Dead is dead and it ain't no different
Than walking around if you ain't living
Living in fear's just another way
Of dying before your time

In short (heh, length of this windy writeup notwithstanding), the Drive-By Truckers, in their efforts to pay tribute to those they term America's greatest rock and roll band, have instead served notice that they themselves are the ones to be reckoned with now. Throughout this review you've seen a pretty solid sampling of the lyrics and depth available on the Southern Rock Opera. What's the music sound like? Like the kind that needs to be played LOUD. You want a description of the Drive By Truckers?

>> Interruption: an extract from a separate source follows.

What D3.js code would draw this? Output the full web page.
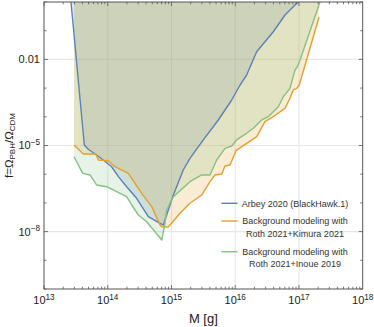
<!DOCTYPE html>
<html>
<head>
<meta charset="utf-8">
<script src="https://cdn.jsdelivr.net/npm/d3@7"></script>
<style>
  html, body { margin: 0; padding: 0; background: #fff; }
  svg { display: block; font-family: "Liberation Sans", Arial, sans-serif; }
</style>
</head>
<body>
<div id="chart"></div>
<script>
// values (M in grams, f = Omega_PBH / Omega_CDM)
var arbeyM = [2.65e13, 4.29e13, 4.95e13, 6.31e13, 8.51e13, 1.15e14, 1.47e14, 1.98e14, 2.84e14, 4.33e14, 6.6e14, 7.45e14,
              1.07e15, 1.53e15, 1.95e15, 3.16e15, 5.43e15, 8.81e15, 1.19e16, 1.51e16, 2.17e16, 3.96e16, 6.04e16, 8.67e16, 9.42e16, 9.66e16];
var arbeyF = [1, 1.04e-5, 7.4e-6, 5.06e-6, 3.13e-6, 1.82e-6, 8.2e-7, 3.67e-7, 1.45e-7, 3.3e-8, 1.95e-8, 1.7e-8,
              1.88e-7, 1.4e-6, 3.58e-6, 1.56e-5, 7.74e-5, 3.85e-4, 1.28e-3, 2.86e-3, 1.85e-2, 9.2e-2, 0.352, 0.786, 0.923, 1];

var kimuraM = [2.96e13, 4.14e13, 6.55e13, 7.11e13, 1.02e14, 1.30e14, 2.10e14, 3.41e14, 4.90e14, 6.61e14, 7.03e14, 8.92e14,
               1.36e15, 1.95e15, 2.98e15, 4.02e15, 4.81e15, 6.14e15, 6.92e15, 8.28e15, 1.03e16, 1.51e16, 2.17e16, 2.93e16,
               3.96e16, 6.04e16, 7.23e16, 8.15e16, 9.22e16, 1.01e17, 2.06e17];
var kimuraF = [1.04e-5, 5.06e-6, 5.06e-6, 3.13e-6, 2.95e-6, 1.82e-6, 1.07e-6, 2.16e-7, 7.4e-8, 1.7e-8, 1.48e-8, 1.45e-8,
               4.34e-8, 9.7e-8, 1.88e-7, 5.48e-7, 9.4e-7, 1.02e-6, 1.93e-6, 2.09e-6, 6.59e-6, 1.19e-5, 2.03e-5, 6.75e-5,
               1.01e-4, 1.98e-4, 4.41e-4, 8.6e-4, 9.8e-4, 1.28e-3, 0.293];

var inoueM = [2.96e13, 4.05e13, 5.27e13, 6.71e13, 9.64e13, 1.38e14, 1.98e14, 2.38e14, 3.02e14, 4.08e14, 5.51e14, 7.03e14,
              7.91e14, 8.41e14, 1.07e15, 1.95e15, 2.98e15, 4.02e15, 5.12e15, 6.92e15, 8.81e15, 1.05e16, 1.51e16, 1.92e16,
              2.60e16, 3.30e16, 4.74e16, 5.68e16, 7.23e16, 8.67e16, 9.42e16, 1.04e17, 2.06e17, 2.14e17];
var inoueF = [4.07e-6, 1.07e-6, 9.4e-7, 4.2e-7, 3.67e-7, 2.45e-7, 1.64e-7, 8.45e-8, 3.79e-8, 2.21e-8, 9.9e-9, 5.1e-9,
              1.95e-8, 5.66e-8, 1.64e-7, 5.48e-7, 9.4e-7, 9.4e-7, 3.13e-6, 7.98e-6, 9.6e-6, 1.56e-5, 2.66e-5, 3.97e-5,
              7.74e-5, 1.01e-4, 2.25e-4, 5.0e-4, 9.8e-4, 4.27e-3, 5.57e-3, 9.5e-3, 0.786, 1];

var xTickLabels = [13, 14, 15, 16, 17, 18];
var yTickLabels = [{ v: 1e-2, t: "0.01" }, { v: 1e-5, e: "\u22125" }, { v: 1e-8, e: "\u22128" }];

var seriesNames = ["Arbey 2020 (BlackHawk.1)",
                   ["Background modeling with", "Roth 2021+Kimura 2021"],
                   ["Background modeling with", "Roth 2021+Inoue 2019"]];
var colors = ["#5e81b5", "#e69f2a", "#84c184"];

var w = 374, h = 327;
var plot = { left: 44, right: 362.7, top: 2, bottom: 289 };

var svg = d3.select("#chart").append("svg").attr("width", w).attr("height", h);

var x = d3.scaleLog().domain([1e13, 1e18]).range([plot.left, plot.right]);
var y = d3.scaleLog().domain([1e-10, 1]).range([plot.bottom, plot.top]);

svg.append("clipPath").attr("id", "clip")
  .append("rect")
  .attr("x", plot.left).attr("y", plot.top)
  .attr("width", plot.right - plot.left).attr("height", plot.bottom - plot.top);

// grid
var grid = svg.append("g").attr("stroke", "#e8e8e8").attr("stroke-width", 1.2);
[1e14, 1e15, 1e16, 1e17].forEach(function(d) {
  grid.append("line").attr("x1", x(d)).attr("x2", x(d)).attr("y1", plot.top).attr("y2", plot.bottom);
});
yTickLabels.forEach(function(d) {
  grid.append("line").attr("x1", plot.left).attr("x2", plot.right).attr("y1", y(d.v)).attr("y2", y(d.v));
});

function pts(ms, fs) {
  return ms.map(function(m, i) { return [m, fs[i]]; });
}
var series = [pts(arbeyM, arbeyF), pts(kimuraM, kimuraF), pts(inoueM, inoueF)];

var area = d3.area()
  .x(function(d) { return x(d[0]); })
  .y0(plot.top)
  .y1(function(d) { return y(d[1]); });

var line = d3.line()
  .x(function(d) { return x(d[0]); })
  .y(function(d) { return y(d[1]); });

var g = svg.append("g").attr("clip-path", "url(#clip)");

series.forEach(function(s, i) {
  g.append("path").attr("d", area(s))
    .attr("fill", colors[i]).attr("fill-opacity", 0.2).attr("stroke", "none");
});
series.forEach(function(s, i) {
  g.append("path").attr("d", line(s))
    .attr("fill", "none").attr("stroke", colors[i]).attr("stroke-width", 1.4)
    .attr("stroke-linejoin", "round");
});

// frame
svg.append("rect")
  .attr("x", plot.left).attr("y", plot.top)
  .attr("width", plot.right - plot.left).attr("height", plot.bottom - plot.top)
  .attr("fill", "none").attr("stroke", "#555").attr("stroke-width", 1);

// ticks
var ticks = svg.append("g").attr("stroke", "#555").attr("stroke-width", 0.8);
for (var e = 13; e < 18; e++) {
  for (var k = 1; k <= 9; k++) {
    var xv = x(k * Math.pow(10, e));
    var len = k === 1 ? 4 : 2.3;
    ticks.append("line").attr("x1", xv).attr("x2", xv).attr("y1", plot.bottom).attr("y2", plot.bottom - len);
    ticks.append("line").attr("x1", xv).attr("x2", xv).attr("y1", plot.top).attr("y2", plot.top + len);
  }
}
for (var p = -10; p <= 0; p++) {
  var yv = y(Math.pow(10, p));
  var major = (p === -2 || p === -5 || p === -8);
  var l2 = major ? 4 : 2.5;
  ticks.append("line").attr("x1", plot.left).attr("x2", plot.left + l2).attr("y1", yv).attr("y2", yv);
  ticks.append("line").attr("x1", plot.right).attr("x2", plot.right - l2).attr("y1", yv).attr("y2", yv);
}

// tick labels
var labels = svg.append("g").attr("fill", "#222").attr("font-size", 11);
xTickLabels.forEach(function(e) {
  var t = labels.append("text").attr("x", x(Math.pow(10, e))).attr("y", 304).attr("text-anchor", "middle");
  t.append("tspan").text("10");
  t.append("tspan").attr("dy", -4.5).attr("font-size", 8.2).text(e);
});
yTickLabels.forEach(function(d) {
  var t = labels.append("text").attr("x", 40).attr("y", y(d.v) + 3.9).attr("text-anchor", "end");
  if (d.t) {
    t.text(d.t);
  } else {
    t.append("tspan").text("10");
    t.append("tspan").attr("dy", -4.5).attr("font-size", 8.2).text(d.e);
  }
});

// axis titles
svg.append("text")
  .attr("x", (plot.left + plot.right) / 2).attr("y", 323)
  .attr("text-anchor", "middle").attr("font-size", 13).attr("fill", "#222")
  .text("M [g]");

var yt = svg.append("text")
  .attr("transform", "translate(12.5," + ((plot.top + plot.bottom) / 2) + ") rotate(-90)")
  .attr("text-anchor", "middle").attr("font-size", 11.5).attr("fill", "#222");
yt.append("tspan").text("f=\u03a9");
yt.append("tspan").attr("dy", 2.5).attr("font-size", 8).text("PBH");
yt.append("tspan").attr("dy", -2.5).text("/\u03a9");
yt.append("tspan").attr("dy", 2.5).attr("font-size", 8).text("CDM");

// legend
var legendY = [203.3, 221, 251.7];
var leg = svg.append("g").attr("font-size", 9).attr("fill", "#333");
seriesNames.forEach(function(name, i) {
  leg.append("line")
    .attr("x1", 221.5).attr("x2", 237.5).attr("y1", legendY[i]).attr("y2", legendY[i])
    .attr("stroke", colors[i]).attr("stroke-width", 1.4);
  if (typeof name === "string") {
    leg.append("text").attr("x", 241.7).attr("y", legendY[i] + 3.2).text(name);
  } else {
    name.forEach(function(s, j) {
      leg.append("text").attr("x", 295).attr("y", legendY[i] + 3.2 + j * 12.3)
        .attr("text-anchor", "middle").text(s);
    });
  }
});
</script>
</body>
</html>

Take equal parts Skynyrd and Marshall Tucker, mix with a healthy dose of .38 Special and set finished product at a poker table with Willie Nelson. Have Johnny Cash cheat, and let Ronnie van Zant catch him. Then throw the whole mess out in the alley with Coe and Neil Young and a couple of Louisville Sluggers and some tire irons. That's what the DBTs sound like. Three screaming guitars that never learned how to cry, backing a strong, ferociously ragged voice that learned too well. Want to know what it's like living in the South, both good and bad? Go get the SRO and learn. Already live here and pretty damn happy about that? Go get this and blast it loud. All your new anthems are here, on two CDs.

The DBTs are online at www.drivebytruckers.com. They're on the road like mad. And they're singing the sort of songs you'll never hear on the radio but need to hear if you're really gonna be alive.